The problems are meant to be difficult, so there's nothing wrong with asking for help! In fact, it's great that you're looking at the problems early enough to have time to ask and then try to solve with a hint. That's a great way to learn!

For 7: Letting $z = b^x$ is a good start, so we get $z^2 + 3z - 1$. This is a quadratic so it's graph (max/min, where increasing, etc.) should be fairly easy to understand. One annoyance: We need to consider cases where $b > 1$ and $0 < b < 1$. Why? For example, if $b > 1$ then we know that $z=b^x$ is always increasing on the interval $[-1, 1]$, so it's max value is $z=b$ and it's minimum value is $z=b^{-1}$. What values do these give on the quadratic?

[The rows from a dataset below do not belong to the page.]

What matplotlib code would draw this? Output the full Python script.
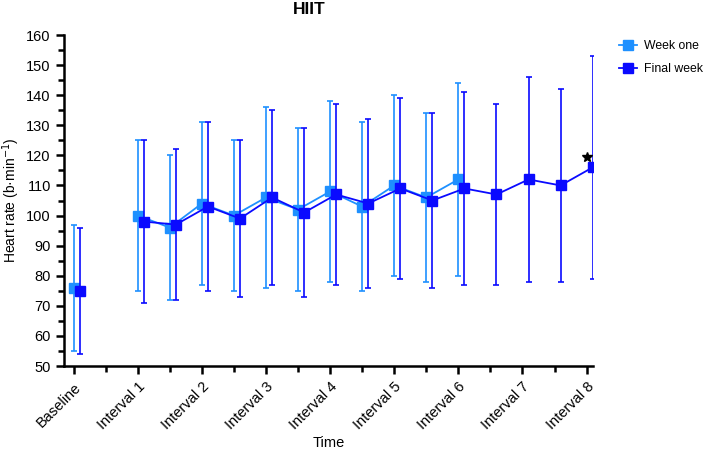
import matplotlib
matplotlib.use("Agg")
import matplotlib.pyplot as plt
from matplotlib.lines import Line2D
import numpy as np

plt.rcParams['font.family'] = ['Liberation Sans', 'DejaVu Sans']

tick_labels = ["Baseline", "Interval 1", "Interval 2", "Interval 3", "Interval 4",
               "Interval 5", "Interval 6", "Interval 7", "Interval 8"]

week_one_pos = [0, 2, 3, 4, 5, 6, 7, 8, 9, 10, 11, 12]
week_one_mean = [76, 100, 96, 104, 100, 106, 102, 108, 103, 110, 106, 112]
week_one_sd = [21, 25, 24, 27, 25, 30, 27, 30, 28, 30, 28, 32]

final_pos = [0, 2, 3, 4, 5, 6, 7, 8, 9, 10, 11, 12, 13, 14, 15, 16]
final_mean = [75, 98, 97, 103, 99, 106, 101, 107, 104, 109, 105, 109, 107, 112, 110, 116]
final_sd = [21, 27, 25, 28, 26, 29, 28, 30, 28, 30, 29, 32, 30, 34, 32, 37]

star_pos = 16
star_value = 119.5

c1 = '#1E90FF'
c2 = '#0A0AFF'
offset = 0.19

fig = plt.figure(figsize=(7.09, 4.5), dpi=100)
ax = fig.add_axes([64/709, 1 - 366/450, (593-64)/709, (366-35)/450])

def draw(pos, mean, sd, color, z, dx):
    x = np.array(pos, dtype=float) + dx
    m = np.array(mean, dtype=float)
    e = np.array(sd, dtype=float)
    ax.errorbar(x, m, yerr=e, color=color, marker='s', markersize=6.5,
                linestyle='none', elinewidth=1.2, capsize=2.3, capthick=1.2,
                zorder=z)
    # connecting line: baseline is not joined to the intervals
    ax.plot(x[1:], m[1:], color=color, linewidth=1.3, zorder=z - 0.5)

draw(week_one_pos, week_one_mean, week_one_sd, c1, 3, 0.0)
draw(final_pos, final_mean, final_sd, c2, 4, offset)
ax.plot([star_pos], [star_value], marker='*', color='black', markersize=7,
        linestyle='none', zorder=5, clip_on=False)

ax.set_xlim(-0.3, 16.2)
ax.set_ylim(50, 160)
ax.set_yticks(np.arange(50, 161, 10))
ax.set_yticks(np.arange(50, 161, 5), minor=True)
ax.set_xticks(np.arange(0, 17, 2))
ax.set_xticks(np.arange(1, 17, 2), minor=True)
ax.set_xticklabels(tick_labels, rotation=45, ha='right', rotation_mode='anchor')

for s in ['top', 'right']:
    ax.spines[s].set_visible(False)
for s in ['left', 'bottom']:
    ax.spines[s].set_linewidth(1.8)
ax.tick_params(axis='both', which='major', length=6, width=1.8, labelsize=10.5, direction='out')
ax.tick_params(axis='both', which='minor', length=4, width=1.8, direction='out')
ax.tick_params(axis='x', pad=4)

ax.set_ylabel('Heart rate (b\u00b7min$^{-1}$)', fontsize=10, labelpad=3)
ax.set_xlabel('Time', fontsize=10.5, labelpad=2.5)

fig.text(309/709, 1 - 10/450, 'HIIT', fontsize=12.5, fontweight='bold', ha='center', va='center')

handles = [Line2D([], [], color=c1, marker='s', markersize=6.5, linewidth=1.3),
           Line2D([], [], color=c2, marker='s', markersize=6.5, linewidth=1.3)]
ax.legend(handles, ['Week one', 'Final week'], loc='upper left',
          bbox_to_anchor=(1.04, 1.0), frameon=False, fontsize=8.8,
          handlelength=1.5, handletextpad=0.55, labelspacing=0.95, borderaxespad=0)

fig.savefig('out.png', dpi=100)
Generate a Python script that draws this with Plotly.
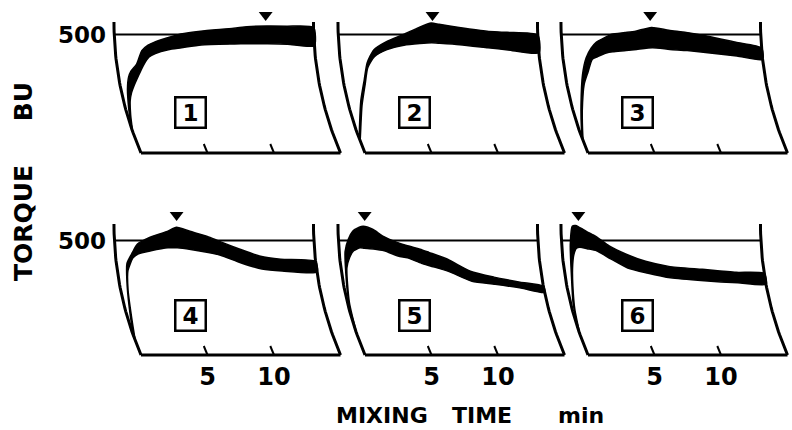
import numpy as np
import plotly.graph_objects as go

# ---------------- data (minutes, Brabender units) ----------------
panel_ids = ["1", "2", "3", "4", "5", "6"]

t1 = [0, 0.25, 0.5, 0.75, 1.0, 1.5, 2.0, 2.5, 3.0, 4.0, 5.0, 6.5, 9.0, 10.0, 11.5, 13.0, 15.0]
up1 = [110, 190, 270, 320, 345, 375, 432, 455, 468, 486, 502, 514, 526, 533, 536, 535, 530]
lo1 = [90, 160, 220, 255, 280, 325, 370, 405, 420, 436, 444, 456, 460, 461, 461, 459, 453]

t2 = [0, 0.4, 1.0, 1.6, 2.0, 2.6, 3.6, 4.9, 6.1, 7.0, 7.6, 9.1, 11.2, 12.7, 15.0]
up2 = [60, 120, 220, 310, 380, 435, 470, 500, 530, 548, 543, 530, 514, 509, 497]
lo2 = [50, 105, 200, 290, 360, 406, 436, 455, 462, 465, 463, 457, 444, 435, 423]

t3 = [0, 0.25, 0.7, 1.3, 1.75, 2.2, 2.6, 3.3, 3.8, 4.8, 5.6, 6.8, 8.1, 9.4, 11.1, 13.1, 15.0]
up3 = [60, 110, 200, 330, 402, 443, 467, 488, 501, 508, 514, 530, 518, 509, 492, 467, 443]
lo3 = [50, 95, 180, 290, 342, 396, 406, 422, 427, 432, 437, 444, 437, 432, 422, 409, 395]

t4 = [0, 0.25, 0.55, 0.8, 1.3, 1.7, 2.7, 4.0, 4.7, 5.7, 7.0, 7.9, 9.4, 10.9, 12.4, 15.0]
up4 = [80, 170, 300, 400, 448, 483, 514, 540, 558, 540, 518, 496, 462, 431, 418, 408]
lo4 = [60, 140, 280, 368, 424, 441, 455, 468, 468, 461, 448, 436, 402, 376, 367, 362]

t5 = [0, 0.15, 0.45, 0.75, 1.1, 1.6, 1.9, 2.6, 3.4, 4.4, 5.1, 6.1, 6.75, 8.1, 9.7, 11.4, 13.3, 15.0]
up5 = [120, 260, 452, 505, 540, 558, 562, 549, 518, 492, 478, 462, 448, 418, 366, 340, 318, 300]
lo5 = [90, 230, 380, 426, 455, 468, 466, 463, 455, 432, 424, 401, 389, 364, 322, 309, 292, 273]

t6 = [0, 0.2, 0.45, 0.65, 0.85, 1.1, 1.35, 1.6, 1.9, 2.6, 3.6, 4.8, 6.2, 7.9, 10.4, 12.9, 15.0]
up6 = [120, 230, 330, 480, 562, 565, 558, 551, 540, 518, 475, 440, 409, 387, 374, 361, 356]
lo6 = [90, 200, 300, 380, 436, 466, 471, 468, 464, 455, 420, 380, 358, 337, 324, 315, 309]

peak_times = [11.4, 7.1, 6.7, 4.7, 2.0, 1.3]
tick_minutes = [5, 10]
tick_labels = ["5", "10"]
ref_torque = 500
chart_minutes = 15

times = [t1, t2, t3, t4, t5, t6]
uppers = [up1, up2, up3, up4, up5, up6]
lowers = [lo1, lo2, lo3, lo4, lo5, lo6]

# ---------------- geometry ----------------
W, H = 792, 430
PX_PER_MIN = 13.3
COL_X0 = [141, 365, 588]        # pixel of t=0 at chart base
ROW_BASE = [153, 355]           # pixel of 0 BU
ROW_PX_PER_BU = [0.237, 0.229]
ARC_R = 331.0                   # radius of recorder pen arc (px)
ARC_H = 131.0                   # arc height (px)
ARC_DX = ARC_R - np.sqrt(ARC_R ** 2 - ARC_H ** 2)
XR = [-2.4, 15.3]
YR = [-20, 640]
TRI_BU = [582, 611]
BOX_POS = (3.75, 173)
TICK_H_PX = 9

FONT = "DejaVu Sans"
INK = "black"


def skew(bu, row):
    h = np.asarray(bu, dtype=float) * ROW_PX_PER_BU[row]
    return (-ARC_DX + ARC_R - np.sqrt(ARC_R ** 2 - (ARC_H - h) ** 2)) / PX_PER_MIN


fig = go.Figure()
layout = {}
annotations = []

for k in range(6):
    row, col = divmod(k, 3)
    sy = ROW_PX_PER_BU[row]
    xa = "x" if k == 0 else f"x{k+1}"
    ya = "y" if k == 0 else f"y{k+1}"
    xl = "xaxis" if k == 0 else f"xaxis{k+1}"
    yl = "yaxis" if k == 0 else f"yaxis{k+1}"

    left_px = COL_X0[col] + XR[0] * PX_PER_MIN
    right_px = COL_X0[col] + XR[1] * PX_PER_MIN
    top_px = ROW_BASE[row] - YR[1] * sy
    bot_px = ROW_BASE[row] - YR[0] * sy
    layout[xl] = dict(domain=[left_px / W, right_px / W], range=XR, anchor=ya,
                      showgrid=False, zeroline=False, showline=False,
                      ticks="", fixedrange=True,
                      showticklabels=(row == 1),
                      tickvals=tick_minutes, ticktext=tick_labels,
                      tickfont=dict(family=FONT, size=24, color=INK, weight="bold"))
    layout[yl] = dict(domain=[1 - bot_px / H, 1 - top_px / H], range=YR, anchor=xa,
                      showgrid=False, zeroline=False, showline=False,
                      showticklabels=False, ticks="", fixedrange=True)

    # frame: arcs, base, reference line, ticks
    arc_top_bu = ARC_H / sy
    bu_arc = np.linspace(0, arc_top_bu, 40)
    sk = skew(bu_arc, row)
    frame = [
        (sk, bu_arc, 3),
        (chart_minutes + sk, bu_arc, 3),
        ([0, chart_minutes], [0, 0], 3),
        ([skew(ref_torque, row), chart_minutes + skew(ref_torque, row)],
         [ref_torque, ref_torque], 2),
    ]
    bu_tick = np.linspace(0, TICK_H_PX / sy, 5)
    for tm in tick_minutes:
        frame.append((tm + skew(bu_tick, row), bu_tick, 2))
    for fx, fy, lw in frame:
        fig.add_trace(go.Scatter(x=list(fx), y=list(fy), xaxis=xa, yaxis=ya,
                                 mode="lines", line=dict(color=INK, width=lw),
                                 hoverinfo="skip", showlegend=False))

    # torque band
    t = np.array(times[k], dtype=float)
    up = np.array(uppers[k], dtype=float)
    lo = np.array(lowers[k], dtype=float)
    bx = np.concatenate([t + skew(up, row), (t + skew(lo, row))[::-1]])
    by = np.concatenate([up, lo[::-1]])
    fig.add_trace(go.Scatter(x=bx, y=by, xaxis=xa, yaxis=ya, mode="lines",
                             fill="toself", fillcolor=INK,
                             line=dict(color=INK, width=1.5, shape="spline", smoothing=0.6),
                             hoverinfo="skip", showlegend=False))

    # peak marker
    fig.add_trace(go.Scatter(x=[peak_times[k] + float(skew(TRI_BU[row], row))],
                             y=[TRI_BU[row]], xaxis=xa, yaxis=ya, mode="markers",
                             marker=dict(symbol="triangle-down", size=12, color=INK),
                             cliponaxis=False, hoverinfo="skip", showlegend=False))

    # panel number box
    annotations.append(dict(x=BOX_POS[0], y=BOX_POS[1], xref=xa, yref=ya,
                            text=panel_ids[k], showarrow=False,
                            font=dict(family=FONT, size=23, color=INK, weight="bold"),
                            bordercolor=INK, borderwidth=2.5, borderpad=0,
                            width=28, height=28, align="center", valign="middle"))

    if col == 0:
        annotations.append(dict(x=float(skew(ref_torque, row)), y=ref_torque,
                                xref=xa, yref=ya, text="500", showarrow=False,
                                xanchor="right", yanchor="middle", xshift=-6,
                                font=dict(family=FONT, size=23, color=INK, weight="bold")))

annotations.append(dict(x=24 / W, y=1 - 182 / H, xref="paper", yref="paper",
                        text="TORQUE\u00a0\u00a0\u00a0\u00a0\u00a0BU", textangle=-90,
                        showarrow=False, xanchor="center", yanchor="middle",
                        font=dict(family=FONT, size=25, color=INK, weight="bold")))
for word, xl_px in [("MIXING", 334), ("TIME", 450), ("min", 556)]:
    annotations.append(dict(x=xl_px / W, y=1 - 415 / H, xref="paper", yref="paper",
                            text=word, showarrow=False, xanchor="left", yanchor="middle",
                            font=dict(family=FONT, size=22, color=INK, weight="bold")))

fig.update_layout(width=W, height=H, margin=dict(l=0, r=0, t=0, b=0),
                  paper_bgcolor="white", plot_bgcolor="rgba(0,0,0,0)",
                  showlegend=False, annotations=annotations, **layout)

fig.write_html("out.html")
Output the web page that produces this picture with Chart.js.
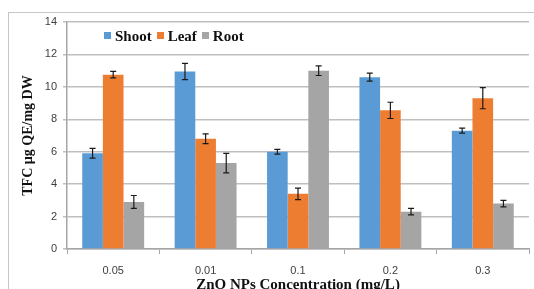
<!DOCTYPE html>
<html>
<head>
<meta charset="utf-8">
<script src="https://cdn.jsdelivr.net/npm/chart.js@4/dist/chart.umd.min.js"></script>
<style>
  html, body { margin: 0; padding: 0; background: #fff; overflow: hidden; }
  .wrap { position: relative; width: 534px; height: 289px; }
  .frame { position: absolute; left: 8px; top: 12px; width: 540px; height: 300px; border: 1.5px solid #c6c6c6; box-sizing: border-box; }
  canvas { position: absolute; left: 0; top: 0; }
  .legend { position: absolute; left: 104px; top: 28px; font: bold 15px "Liberation Serif", serif; color: #111; white-space: nowrap; }
  .legend span { margin-right: 5px; }
  .legend i { display: inline-block; width: 7px; height: 7px; margin-right: 4px; vertical-align: 2px; }
</style>
</head>
<body>
<div class="wrap">
  <div class="frame"></div>
  <canvas id="chart" width="534" height="289"></canvas>
  <div class="legend" data-legend></div>
</div>
<script>
const categories = ['0.05', '0.01', '0.1', '0.2', '0.3'];
const seriesNames = ['Shoot', 'Leaf', 'Root'];
const seriesColors = ['#5B9BD5', '#ED7D31', '#A5A5A5'];
const shoot = [5.9, 10.95, 6.0, 10.6, 7.3];
const leaf = [10.75, 6.8, 3.4, 8.55, 9.3];
const root = [2.9, 5.3, 11.0, 2.3, 2.8];
const shootErr = [0.3, 0.5, 0.15, 0.25, 0.15];
const leafErr = [0.2, 0.3, 0.35, 0.5, 0.65];
const rootErr = [0.4, 0.6, 0.3, 0.2, 0.2];
const yTicks = [0, 2, 4, 6, 8, 10, 12, 14];

const values = [shoot, leaf, root];
const errors = [shootErr, leafErr, rootErr];

const legendEl = document.querySelector('[data-legend]');
seriesNames.forEach((name, i) => {
  const s = document.createElement('span');
  s.innerHTML = `<i style="background:${seriesColors[i]}"></i>${name}`;
  legendEl.appendChild(s);
});

// barres d'erreur dessinées depuis les échelles
const errorBars = {
  id: 'errorBars',
  afterDatasetsDraw(chart) {
    const { ctx, scales: { y } } = chart;
    ctx.save();
    ctx.strokeStyle = '#1a1a1a';
    ctx.lineWidth = 1.2;
    chart.data.datasets.forEach((ds, di) => {
      const meta = chart.getDatasetMeta(di);
      meta.data.forEach((bar, i) => {
        const v = ds.data[i];
        const e = errors[di][i];
        const x = bar.x;
        const top = y.getPixelForValue(v + e);
        const bot = y.getPixelForValue(v - e);
        ctx.beginPath();
        ctx.moveTo(x, top); ctx.lineTo(x, bot);
        ctx.moveTo(x - 3, top); ctx.lineTo(x + 3, top);
        ctx.moveTo(x - 3, bot); ctx.lineTo(x + 3, bot);
        ctx.stroke();
      });
    });
    ctx.restore();
  }
};

new Chart(document.getElementById('chart'), {
  type: 'bar',
  data: {
    labels: categories,
    datasets: seriesNames.map((name, i) => ({
      label: name,
      data: values[i],
      backgroundColor: seriesColors[i],
      categoryPercentage: 0.67,
      barPercentage: 1.0,
    })),
  },
  plugins: [errorBars],
  options: {
    responsive: false,
    animation: false,
    layout: { padding: { left: 8, top: 22, right: 5, bottom: 0 } },
    plugins: { legend: { display: false }, tooltip: { enabled: false } },
    scales: {
      x: {
        afterFit: (s) => { s.height = 40; },
        grid: { drawOnChartArea: false, offset: true, tickLength: 5, color: '#a6a6a6' },
        border: { color: '#a6a6a6', width: 1.5 },
        ticks: { color: '#404040', font: { family: 'Liberation Sans', size: 11 }, padding: 10 },
        title: {
          display: true,
          text: 'ZnO NPs Concentration (mg/L)',
          color: '#111',
          font: { family: 'Liberation Serif', size: 15, weight: 'bold' },
          padding: { top: 0, bottom: -5 },
        },
      },
      y: {
        min: 0,
        max: 14,
        afterFit: (s) => { s.width = 59; },
        afterBuildTicks: (s) => { s.ticks = yTicks.map((v) => ({ value: v })); },
        grid: { color: '#bfbfbf', lineWidth: 1.5, tickLength: 4 },
        border: { color: '#a6a6a6', width: 1.5 },
        ticks: { color: '#404040', font: { family: 'Liberation Sans', size: 11 }, padding: 6 },
        title: {
          display: true,
          text: 'TFC µg QE/mg DW',
          color: '#111',
          font: { family: 'Liberation Serif', size: 14, weight: 'bold' },
          padding: { top: 12, bottom: 4 },
        },
      },
    },
  },
});
</script>
</body>
</html>
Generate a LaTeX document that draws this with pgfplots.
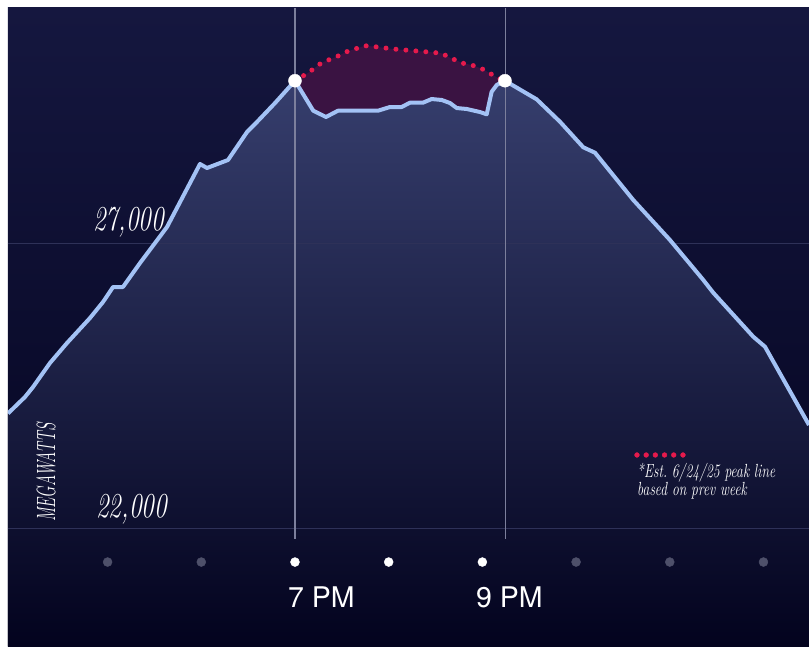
\documentclass[border=0pt]{standalone}
\usepackage{pgfplots}
\pgfplotsset{compat=1.18}
\usepackage{pgfplotstable}
\usepackage{graphicx}
\usepackage{fontspec}
\newfontfamily\grotesk{TeX Gyre Heros}

\definecolor{bgtop}{HTML}{15173F}
\definecolor{bgbot}{HTML}{03031E}
\definecolor{areatop}{HTML}{363E6D}
\definecolor{areamid}{HTML}{191D4C}
\definecolor{areabot}{HTML}{03031E}
\definecolor{linec}{HTML}{A3C2F5}
\definecolor{peakred}{HTML}{E51A4C}
\definecolor{peakfill}{HTML}{3A1342}
\definecolor{gridc}{HTML}{2E3158}
\definecolor{vlinec}{HTML}{7C7F9C}
\definecolor{dotgray}{HTML}{4E506A}

% Demand through the evening (hour of day, megawatts)
\pgfplotstableread{
x       y
15.937  24010
16.118  24298
16.204  24474
16.385  24895
16.567  25246
16.812  25684
16.951  25965
17.058  26228
17.164  26228
17.346  26649
17.634  27281
17.986  28386
18.061  28316
18.285  28456
18.488  28947
18.594  29123
18.787  29456
19.000  29847
19.195  29321
19.331  29211
19.459  29321
19.886  29321
20.014  29386
20.139  29386
20.227  29462
20.366  29462
20.459  29526
20.566  29509
20.654  29456
20.726  29368
20.833  29351
20.974  29298
21.046  29258
21.099  29654
21.153  29772
21.241  29847
21.579  29521
21.828  29128
22.077  28679
22.202  28584
22.611  27754
23.002  27053
23.358  26351
23.464  26128
23.891  25356
24.016  25181
24.486  23807
}\demand

% Estimated peak line based on the previous week
\pgfplotstableread{
x       y
19.000  29847
19.139  29983
19.285  30163
19.445  30269
19.552  30356
19.747  30461
19.854  30444
20.046  30404
20.259  30374
20.459  30346
20.566  30328
20.654  30251
20.793  30153
20.886  30123
21.006  30048
21.166  29895
21.241  29847
}\estpeak

% Gap between the estimate and the actual load (closed outline)
\pgfplotstableread{
x       y
19.000  29847
19.139  29983
19.285  30163
19.445  30269
19.552  30356
19.747  30461
19.854  30444
20.046  30404
20.259  30374
20.459  30346
20.566  30328
20.654  30251
20.793  30153
20.886  30123
21.006  30048
21.166  29895
21.241  29847
21.153  29772
21.099  29654
21.046  29258
20.974  29298
20.833  29351
20.726  29368
20.654  29456
20.566  29509
20.459  29526
20.366  29462
20.227  29462
20.139  29386
20.014  29386
19.886  29321
19.459  29321
19.331  29211
19.195  29321
19.000  29847
}\gap

\begin{document}
\begin{tikzpicture}
\fill[white] (-8pt,0pt) rectangle (801pt,646pt);
\begin{axis}[
  at={(0pt,0pt)}, anchor=south west,
  width=801pt, height=638pt, scale only axis,
  xmin=15.937, xmax=24.486, ymin=19930, ymax=31123,
  axis lines=none,
  axis background/.style={top color=bgtop, bottom color=bgbot},
]
% area under the load curve
\addplot[draw=none, top color=areatop, middle color=areamid, bottom color=areabot] table[x=x,y=y] {\demand} \closedcycle;
% shaded gap below the estimated peak
\addplot[draw=none, fill=peakfill] table[x=x,y=y] {\gap};

% reference lines
\draw[gridc, line width=1pt] (axis cs:15.937,27000) -- (axis cs:24.486,27000);
\draw[gridc, line width=1pt] (axis cs:15.937,22000) -- (axis cs:24.486,22000);
\draw[vlinec, line width=1.3pt] (axis cs:19,31123) -- (axis cs:19,21807);
\draw[vlinec, line width=1.3pt] (axis cs:21.245,31123) -- (axis cs:21.245,21807);

% load curve
\addplot[linec, line width=4pt, line join=round] table[x=x,y=y] {\demand};
% estimated peak
\addplot[peakred, line width=5pt, line cap=round, dash pattern=on 0pt off 10pt] table[x=x,y=y] {\estpeak};
\addplot[only marks, mark=*, mark size=6.5pt, white] coordinates {(19,29847) (21.241,29847)};

% hour markers
\addplot[only marks, mark=*, mark size=4.5pt, dotgray] coordinates {(17,21403) (18,21403) (22,21403) (23,21403) (24,21403)};
\addplot[only marks, mark=*, mark size=4.5pt, white] coordinates {(19,21403) (20,21403) (21,21403)};

% key
\addplot[only marks, mark=*, mark size=2.4pt, peakred] coordinates {(22.650,23281) (22.748,23281) (22.846,23281) (22.944,23281) (23.042,23281) (23.141,23281)};

\node[anchor=base east, white, inner sep=0pt] at (axis cs:17.602,27228)
  {\scalebox{0.72}[1]{\fontsize{35}{40}\selectfont\itshape 27,000}};
\node[anchor=base east, white, inner sep=0pt] at (axis cs:17.634,22193)
  {\scalebox{0.72}[1]{\fontsize{35}{40}\selectfont\itshape 22,000}};
\node[anchor=base west, rotate=90, white, inner sep=0pt] at (axis cs:16.439,22105)
  {\scalebox{0.585}[1]{\fontsize{26.4}{30}\selectfont\itshape MEGAWATTS}};

\node[anchor=base west, white, inner sep=0pt] at (axis cs:18.925,20614)
  {\fontsize{28.5}{32}\selectfont\grotesk 7 PM};
\node[anchor=base west, white, inner sep=0pt] at (axis cs:20.932,20614)
  {\fontsize{28.5}{32}\selectfont\grotesk 9 PM};

\node[anchor=north west, white, inner sep=0pt] at (axis cs:22.650,23140)
  {\scalebox{0.72}[1]{\fontsize{19}{17}\selectfont\itshape
    \begin{tabular}{@{}l@{}}*Est.\ 6/24/25 peak line\\ based on prev week\end{tabular}}};
\end{axis}
\end{tikzpicture}
\end{document}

For 10: Let me try the following hint to start. Note: $$\begin{aligned} 1 + \frac{1}{1^2} + \frac{1}{2^2} &= \frac{9}{4} = \left( \frac{3}{2}\right)^2 \\ 1 + \frac{1}{2^2} + \frac{1}{3^2} &= \frac{49}{36} = \left( \frac{7}{6}\right)^2 \\ 1 + \frac{1}{3^2} + \frac{1}{4^2} &= \frac{169}{144} = \left( \frac{13}{12}\right)^2 \\ \end{aligned}$$So in general try to write $$1 + \frac{1}{k^2} + \frac{1}{(k+1)^2}$$ as a perfect square. Note this problem is very tricky!